The value of better and more open data. As well as being important in its own right for accountability purposes, through its impact on policy and behaviour better and more open data can save money and create economic, social and environmental value. Although research in this area is still limited, modelling exercises and evidence from actual examples illustrates the scale of the potential impact of better and more open data on the economy.
A caveat regarding the estimates of economic value of open data can perhaps be mentioned here. Much of such estimates take it for granted that gathering of personal data of iusers of digital devices and networks as an unproblematic starting point for value creation (in terms of monetisation of personal data). It is impotant for ‘data revolution for sustainable development’ to address this issue critically, and not avoid its discussion against the justification of economic value creation.
Mobilising the data revolution for sustainable development and ending information inequalities is a long and complex endeavour. The main objective is to enable data to play its full role in the realisation of sustainable development by closing key gaps: between developed and developing countries, between information-rich and information-poor people, and between the private and public sectors.

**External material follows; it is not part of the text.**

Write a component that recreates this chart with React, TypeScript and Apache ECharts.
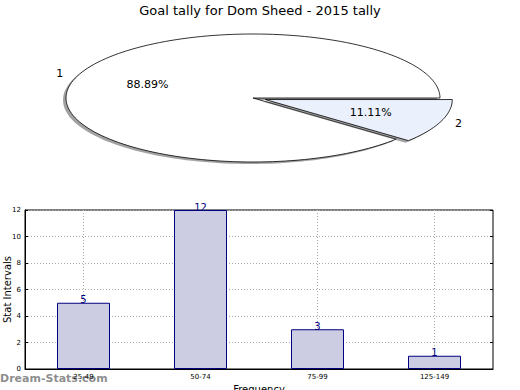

‘[I]nformation ineuqalities’ can perhaps be substituted by ‘data inequalities (and hence all the various forms of inequality of power and priviledges it creates and is created by).’
Basic Principles for Data Revolution for Sustainable Development
Great section overall. Congratulations!
Just to add one thing – along with principles and standards, it is important for UN to push governments to enact policies enforcing such principles and standards. Without policies backing them, such measures are often difficult to enforce, and especially for citizens to monitor and audit.